Tonight, I reflect on another proverb; A wise man once said nothing.  So tonight, as I warm myself by the aga, I will say nothing, stay still and reflect peacefully at the quiet in my head and the love my heart.  A million miles away that the broken object that I was just a short year ago. My cracks filling and almost filled with gold.

 

a wise man

War paint

In the daily battle of life’s inevitable knock downs, I have realised that the number of blows has made my armour more durable, even if dented and battle scarred and my resilience and strength stronger from repeatedly using the appropriate muscles….

But sometimes, we need added warpaint and disguise.

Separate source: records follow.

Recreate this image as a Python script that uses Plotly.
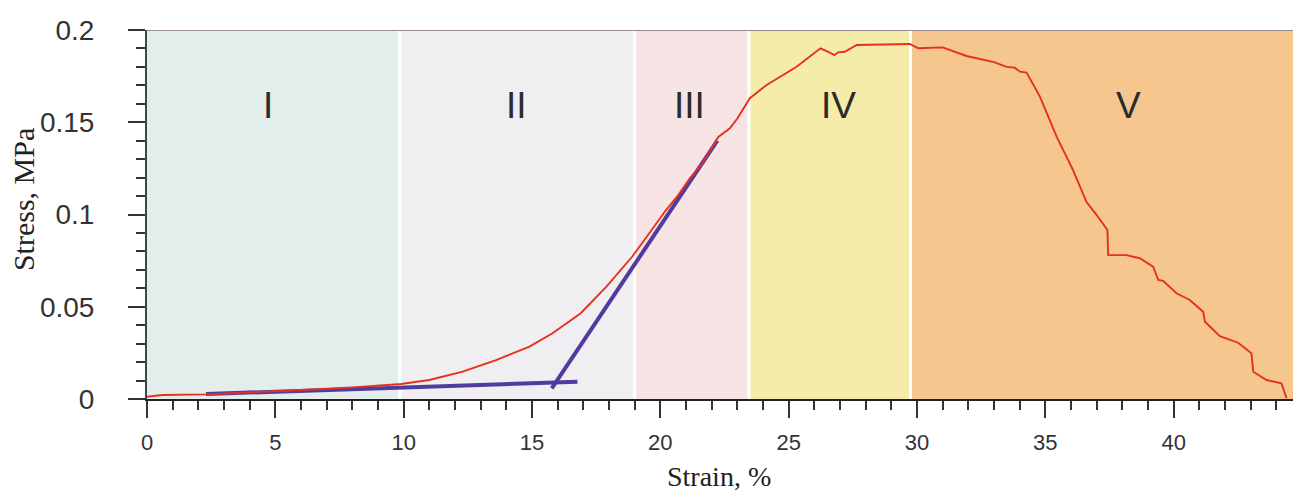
import plotly.graph_objects as go

# ---- data ----
strain = [0, 0.6, 2.3, 4.0, 6.0, 8.0, 9.9, 11.0, 12.3, 13.6, 14.9, 15.8, 16.9, 17.9, 18.9,
          19.5, 20.2, 20.7, 21.15, 21.6, 22.26, 22.71, 23.0, 23.49, 24.14, 25.31, 25.83, 26.24, 26.54,
          26.78, 26.93, 27.19, 27.65, 28.81, 29.72, 30.05, 31.0, 31.93, 33.0, 33.49, 33.81,
          34.01, 34.27, 34.79, 35.44, 36.08, 36.6, 37.0, 37.42, 37.45, 38.16, 38.68, 39.2,
          39.4, 39.59, 40.11, 40.63, 41.15, 41.22, 41.8, 42.51, 43.03, 43.1, 43.62, 44.2, 44.4]
stress = [0.0012, 0.0022, 0.0025, 0.0035, 0.0049, 0.0063, 0.0081, 0.0103, 0.0148, 0.0211,
          0.0284, 0.0356, 0.0465, 0.0609, 0.0771, 0.0885, 0.1020, 0.1105, 0.1196, 0.1270,
          0.1420, 0.1467, 0.1520, 0.1630, 0.1702, 0.1801, 0.1855, 0.1901, 0.1882, 0.1864,
          0.1879, 0.1882, 0.1919, 0.1922, 0.1924, 0.1901, 0.1906, 0.1859, 0.1826, 0.1800,
          0.1796, 0.1774, 0.1769, 0.1639, 0.1422, 0.1241, 0.1069, 0.0997, 0.0916, 0.0780,
          0.0780, 0.0763, 0.0717, 0.0645, 0.0640, 0.0573, 0.0537, 0.0473, 0.0419, 0.0341,
          0.0305, 0.0248, 0.0148, 0.0103, 0.0085, 0.0004]

tangent1_x = [2.3, 16.77]
tangent1_y = [0.0027, 0.0094]
tangent2_x = [15.77, 22.22]
tangent2_y = [0.0058, 0.1400]

region_edges = [0, 9.85, 19.0, 23.45, 29.75, 44.65]
region_names = ["I", "II", "III", "IV", "V"]
region_label_x = [4.73, 14.4, 21.15, 26.93, 38.25]
region_label_y = 0.159
region_colors = ["#e3eeec", "#f0eef1", "#f6e4e5", "#f6eca9", "#f6c68f"]

x_range = [0, 44.65]
y_range = [0, 0.2]
x_ticks = [0, 5, 10, 15, 20, 25, 30, 35, 40]
y_ticks = [0, 0.05, 0.1, 0.15, 0.2]
y_tick_text = ["0", "0.05", "0.1", "0.15", "0.2"]

fig = go.Figure()

fig.add_trace(go.Scatter(x=tangent1_x, y=tangent1_y, mode="lines",
                         line=dict(color="#4f3c9e", width=4), showlegend=False))
fig.add_trace(go.Scatter(x=tangent2_x, y=tangent2_y, mode="lines",
                         line=dict(color="#4f3c9e", width=4), showlegend=False))
fig.add_trace(go.Scatter(x=strain, y=stress, mode="lines",
                         line=dict(color="#e5301e", width=1.9), showlegend=False))

shapes = []
for i in range(len(region_names)):
    shapes.append(dict(type="rect", xref="x", yref="y", layer="below",
                       x0=region_edges[i], x1=region_edges[i + 1], y0=y_range[0], y1=y_range[1],
                       fillcolor=region_colors[i], line=dict(width=0)))
for e in region_edges[1:-1]:
    shapes.append(dict(type="line", xref="x", yref="y", layer="below",
                       x0=e, x1=e, y0=y_range[0], y1=y_range[1],
                       line=dict(color="white", width=3)))
shapes.append(dict(type="line", xref="paper", yref="y", x0=0, x1=1, y0=y_range[1], y1=y_range[1],
                   line=dict(color="#9c8d84", width=2)))

annotations = []
for name, lx in zip(region_names, region_label_x):
    annotations.append(dict(x=lx, y=region_label_y, xref="x", yref="y", text=name,
                            showarrow=False, font=dict(family="Liberation Sans", size=37, color="#2b2b2b")))
annotations.append(dict(x=0, y=0.539, xref="paper", yref="paper", text="Stress, MPa", textangle=-90,
                        showarrow=False, xanchor="center", yanchor="middle", xshift=-124,
                        font=dict(family="Liberation Serif", size=30, color="#222")))
annotations.append(dict(x=0.499, y=0, xref="paper", yref="paper", text="Strain, %",
                        showarrow=False, xanchor="center", yanchor="middle", yshift=-77,
                        font=dict(family="Liberation Serif", size=28, color="#222")))

fig.update_layout(
    width=1293, height=493,
    margin=dict(l=147, r=0, t=30, b=94),
    paper_bgcolor="white", plot_bgcolor="white",
    shapes=shapes, annotations=annotations,
    xaxis=dict(range=x_range, tickvals=x_ticks, showgrid=False, zeroline=False,
               showline=True, linecolor="#222", linewidth=2,
               ticks="outside", ticklen=17, tickwidth=2, tickcolor="#333",
               minor=dict(dtick=1, ticks="outside", ticklen=9, tickwidth=2, tickcolor="#333", showgrid=False),
               tickfont=dict(family="Liberation Sans", size=22, color="#333"),
               ticklabelstandoff=6),
    yaxis=dict(range=y_range, tickvals=y_ticks, ticktext=y_tick_text, showgrid=False, zeroline=False,
               showline=True, linecolor="#3d4848", linewidth=2,
               ticks="outside", ticklen=17, tickwidth=2, tickcolor="#333",
               minor=dict(dtick=0.01, ticks="outside", ticklen=9, tickwidth=2, tickcolor="#333", showgrid=False),
               tickfont=dict(family="Liberation Sans", size=28, color="#333"),
               ticklabelstandoff=28),
)

fig.write_html("out.html")
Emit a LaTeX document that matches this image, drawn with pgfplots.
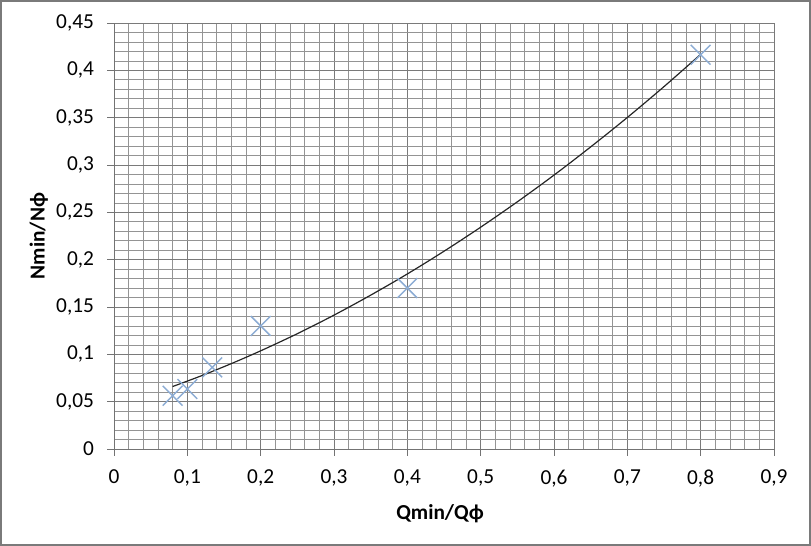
\documentclass[border=0pt]{standalone}
\usepackage{fontspec}
\setmainfont{Carlito}
\usepackage{pgfplots}
\pgfplotsset{compat=1.18}
\definecolor{mk}{RGB}{140,172,212}
\begin{document}
\begin{tikzpicture}
\useasboundingbox (-85.5pt,-72.75pt) rectangle (522.75pt,336.75pt);
\draw[black!52, line width=1.5pt] (-84.5pt,-71.75pt) rectangle (521.75pt,335.75pt);
\begin{axis}[
  scale only axis, width=495pt, height=319.5pt,
  xmin=0, xmax=0.9, ymin=0, ymax=0.45,
  xtick={0,0.1,0.2,0.3,0.4,0.5,0.6,0.7,0.8,0.9},
  xticklabels={0,{0,1},{0,2},{0,3},{0,4},{0,5},{0,6},{0,7},{0,8},{0,9}},
  ytick={0,0.05,0.1,0.15,0.2,0.25,0.3,0.35,0.4,0.45},
  yticklabels={0,{0,05},{0,1},{0,15},{0,2},{0,25},{0,3},{0,35},{0,4},{0,45}},
  minor x tick num=4, minor y tick num=4,
  grid=both,
  major grid style={black!52, line width=0.6pt},
  minor grid style={black!42, line width=0.5pt},
  axis lines*=left,
  axis line style={-, black!55, line width=0.7pt},
  tick align=outside,
  major tick length=5pt, minor tick length=0pt,
  tick style={black!55, line width=0.7pt},
  tick label style={font=\fontsize{16}{19}\selectfont},
  xticklabel style={yshift=-7pt},
  yticklabel style={xshift=-6.5pt},
  xlabel={Qmin/Qϕ}, ylabel={Nmin/Nϕ},
  every axis x label/.style={at={(axis description cs:0.494,-0.153)}, anchor=center, font=\fontsize{16}{19}\selectfont\bfseries},
  every axis y label/.style={at={(axis description cs:-0.114,0.5)}, rotate=90, anchor=center, font=\fontsize{16}{19}\selectfont\bfseries},
  clip=false,
]
\addplot[black!85, line width=0.9pt, smooth] coordinates {
(0.08,0.0660) (0.12,0.0776) (0.16,0.0902) (0.2,0.1037) (0.25,0.1218)
(0.3,0.1414) (0.35,0.1625) (0.4,0.1849) (0.45,0.2089) (0.5,0.2343)
(0.55,0.2611) (0.6,0.2893) (0.65,0.3191) (0.7,0.3502) (0.75,0.3828) (0.8,0.4169)
};
\addplot[only marks, mark=x, mark size=10.5pt, mk, mark options={line width=1.1pt}] coordinates {
(0.08,0.0563) (0.1,0.0634) (0.134,0.0862) (0.2,0.130) (0.4,0.170) (0.8,0.4165)
};
\end{axis}
\end{tikzpicture}
\end{document}
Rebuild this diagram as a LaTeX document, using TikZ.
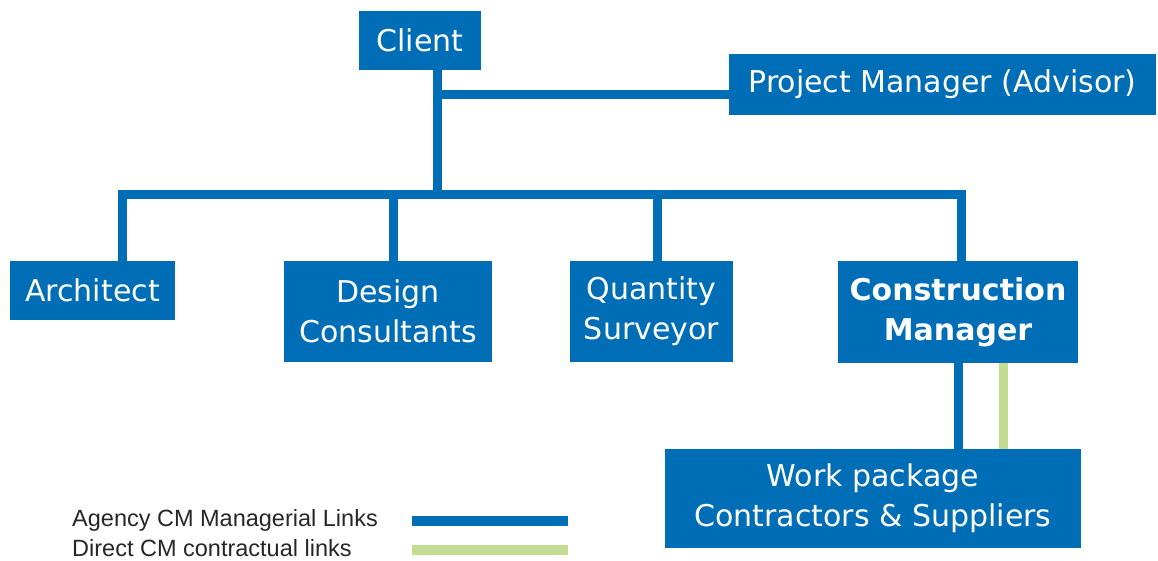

Another night out. The bravest of fronts often mask a powerful vulnerability. A new tender and trusting love, a fresh happiness fiercely protected from the daggers of judgement. It’s growth too important, my weapons of response a retreat in understanding their lack of it.

I think I might be a little crazy. Or a little mad anyway, to accept going to a party on a school night. And a crazy fun apres ski party in yurts at that!

Not just because I may get carried away… and have far too good a time… (am I allowed to do that?) …. But because our track record in going out to parties, hasn’t actually worked out well so far….

Maybe this time.

Maybe because I am dressed as a hard-nosed, ‘don’t mess with me’, ‘my boyfriend is KGB’ Russian oligarch.

Just call me ‘llia’! I have got this…

(Pretty please?!)

#loveyourself

When I sit down to reflect on a day, there is an event I need to write about; or more often than not, it is a common theme, word or trend running through the day or my mind.

 

Today, it was my hashtag; the one I use frequently on my health coaching Instagram feed.  #loveyourself

 

Recently, I have been finding this hard to do. And have hashtagged away through gritted teach, uncomfortably knowing that that is exactly what I need to do.

 

Loving yourself used to be a very strange concept for me; reflecting thoughts of vanity and arrogance.  But my curiosity was aroused and through reading books and listening to thought leaders, my own perception of the topic has changed.  Loving yourself to me now means being ‘in spirit’ with yourself;  living your authentic self by doing what you really enjoy doing, surrounding yourself with people you really enjoy being with and not living a ‘false life’, so that you can actually love yourself for who you are.  You are living ‘in the spirit’ with which you were born, rather than influenced into.

 

When you see someone who is truly living this way, they are inspirational.  They are happy, they are passionate, they are energised.  They are ‘in spirit’.

 

It dawns on me today that I found my #loveyourself hashtag had been sitting uncomfortably with me because I had been ‘out of spirit’ and out of sorts.  I certainly haven’t been inspiring myself or loving myself.

 

But after a good night sleep and reclaiming my morning ritual and ceremony, I found myself reconnecting.

 

I am the first to slide out of bed and the arms of the Big Man;  and I creep into each boys’ room and sit quietly with them, stroke their hair and count my blessings, put my lips to their brows and whisper quietly so they wake up gently, their arms clasping around my neck and pulling me closer.  I connect with them;  I connect with myself and live in those moments, for I know some day soon, they will be too big for morning cuddles with Mummy.

 

While they all rouse, I pad softly to the kitchen where I put on the kettle and set out my intention for the day, run through my top priorities and breathe for a few moments.  And as the kettle whistles, I usually have company and the whirlwind of the day begins.

 

It is in the small rituals and habits we create through the day that we find mindfulness, connection and our true spirit.  And I recognise that perhaps in the last few days, couple of weeks, I may have been performing the traditions, but missing the mindful connection to myself;  overshadowed by tiredness, grief, anger or sadness.

 

But here I am, bouncing back with my super power and loving myself again.